■ **Set exercise**: Pictures stay out of this copy, which runs from the first line of the material through the line containing "(hub) at (719.5,659)".

_ _ _ _ _ _ _

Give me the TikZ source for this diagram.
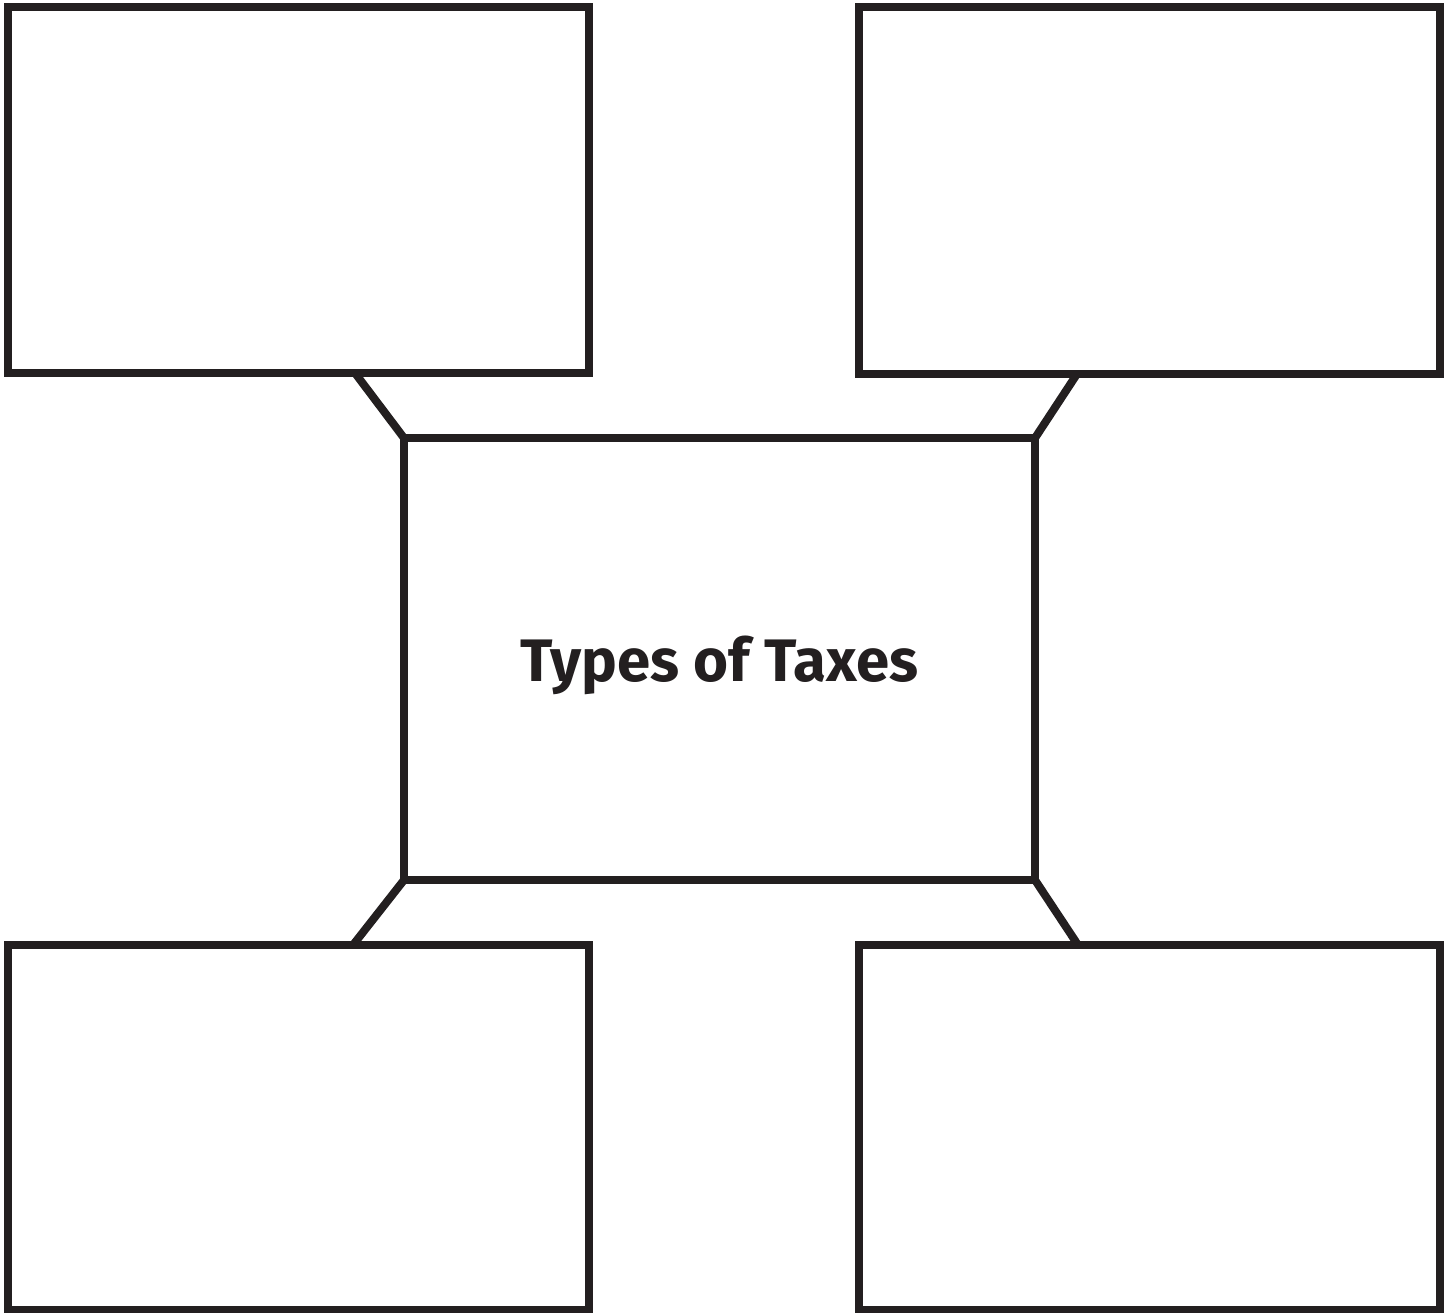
\documentclass[tikz,border=0pt]{standalone}
\usepackage{fontspec}
\setsansfont{Fira Sans}
\definecolor{inkblack}{HTML}{231F20}
\tikzset{
  taxbox/.style={draw=inkblack, line width=4pt, minimum width=290.5pt, inner sep=0pt, outer sep=0pt},
  hubbox/.style={draw=inkblack, line width=4pt, minimum width=315.5pt, minimum height=221pt,
    inner sep=0pt, outer sep=0pt, text depth=0pt, font=\sffamily\bfseries\fontsize{30}{36}\selectfont, text=inkblack},
  spoke/.style={draw=inkblack, line width=4pt}
}
\begin{document}
\begin{tikzpicture}[x=0.5pt,y=-0.5pt]
	\useasboundingbox (0,0) rectangle (1450,1312);

	\node[hubbox] (hub) at (719.5,659) {Types of Taxes};

	\node[taxbox, minimum height=183pt] (tl) at (298,190) {};
	\node[taxbox, minimum height=183.5pt] (tr) at (1149.5,190.5) {};
	\node[taxbox, minimum height=182.5pt] (bl) at (298,1127.5) {};
	\node[taxbox, minimum height=182.5pt] (br) at (1149.5,1127.5) {};

	% feet of the spokes on the outer boxes
	\coordinate (tlfoot) at (355,373);
	\coordinate (trfoot) at (1077,374);
	\coordinate (blfoot) at (353,945);
	\coordinate (brfoot) at (1078,945);

	\draw[spoke] (tlfoot) -- (hub.north west);
	\draw[spoke] (trfoot) -- (hub.north east);
	\draw[spoke] (blfoot) -- (hub.south west);
	\draw[spoke] (brfoot) -- (hub.south east);
\end{tikzpicture}
\end{document}
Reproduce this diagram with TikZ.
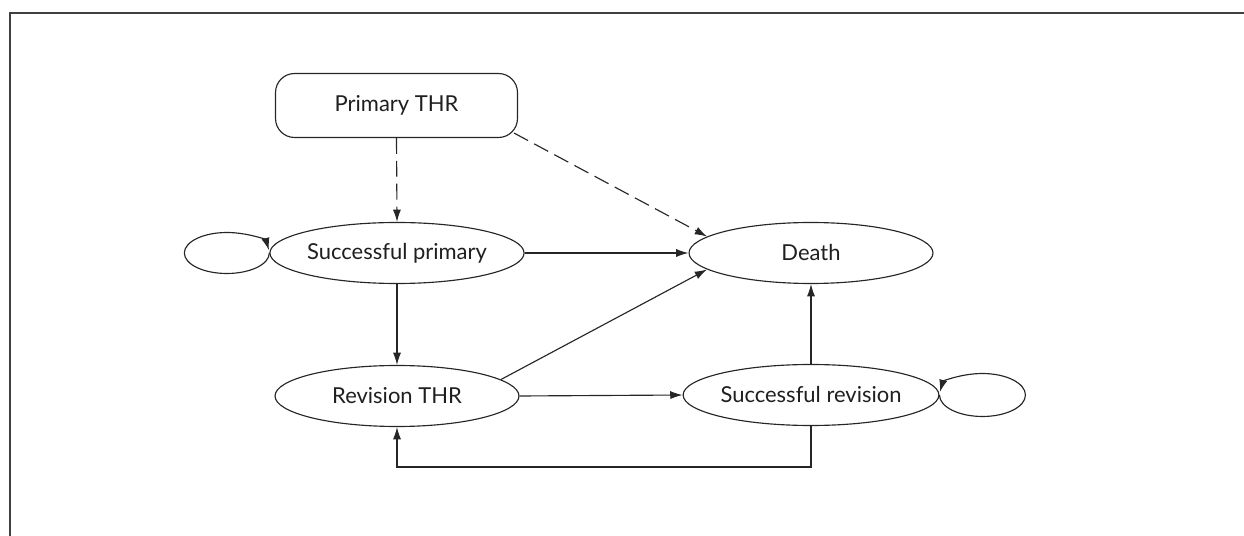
\documentclass[tikz,border=0pt]{standalone}
\usepackage{fontspec}
\setmainfont{Lato}
\usetikzlibrary{shapes.geometric,arrows.meta,calc}
\begin{document}
\begin{tikzpicture}[x=0.02cm,y=-0.02cm,
  every node/.style={font=\fontsize{12.5}{14}\selectfont, text=black!88},
  state/.style={ellipse, draw=black!85, line width=0.65pt, minimum width=4.88cm, minimum height=1.22cm, inner sep=0pt},
  startbox/.style={rectangle, rounded corners=0.38cm, draw=black!85, line width=0.65pt, minimum width=4.84cm, minimum height=1.28cm, inner sep=0pt},
  conn/.style={draw=black!85, line width=0.65pt, -{Latex[length=7pt,width=4.6pt]}},
  dashconn/.style={conn, dash pattern=on 9pt off 4pt},
  frameline/.style={draw=black!75, line width=0.8pt}
]
\useasboundingbox (0,0) rectangle (1244,536);
\coordinate (fr1) at (1244,13);
\coordinate (fr2) at (10,13);
\coordinate (fr3) at (10,536);
\draw[frameline] (fr1) -- (fr2) -- (fr3);

\node[startbox] (pt) at (396.5,105.5) {Primary THR};
\node[state] (sp) at (397,253) {Successful primary};
\node[state] (de) at (811,253) {Death};
\node[state] (rt) at (397,396) {Revision THR};
\node[state] (sr) at (811,395) {Successful revision};

\draw[dashconn] (pt.south) -- (sp.north);
\draw[dashconn] ($(pt.south east)+(-4,-5)$) -- (de.171);
\draw[conn] (sp.east) -- (de.west);
\draw[conn] (sp.south) -- (rt.north);
\draw[conn] (rt.9) -- (de.189);
\draw[conn] (rt.east) -- (sr.west);
\draw[conn] (sr.north) -- (de.south);
\draw[conn] (sr.south) -- ++(0,41) -| (rt.south);

% self loops
\draw[conn] (sp.west) arc[start angle=0, end angle=-352, x radius=0.85cm, y radius=0.41cm];
\draw[conn] (sr.east) arc[start angle=180, end angle=532, x radius=0.86cm, y radius=0.43cm];
\end{tikzpicture}
\end{document}
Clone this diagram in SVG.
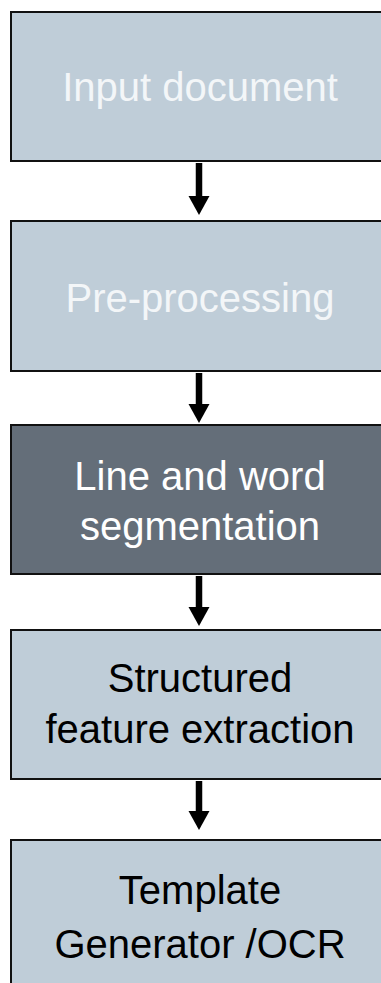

_ _ _ _ _ _ _

■ **Written answer**:
Give me the TikZ source for this diagram.
\documentclass[tikz,border=0pt]{standalone}
\usepackage{fontspec}
\setsansfont{Fira Sans}
\definecolor{inkblack}{HTML}{231F20}
\tikzset{
  taxbox/.style={draw=inkblack, line width=4pt, minimum width=290.5pt, inner sep=0pt, outer sep=0pt},
  hubbox/.style={draw=inkblack, line width=4pt, minimum width=315.5pt, minimum height=221pt,
    inner sep=0pt, outer sep=0pt, text depth=0pt, font=\sffamily\bfseries\fontsize{30}{36}\selectfont, text=inkblack},
  spoke/.style={draw=inkblack, line width=4pt}
}
\begin{document}
\begin{tikzpicture}[x=0.5pt,y=-0.5pt]
	\useasboundingbox (0,0) rectangle (1450,1312);

	\node[hubbox] (hub) at (719.5,659) {Types of Taxes};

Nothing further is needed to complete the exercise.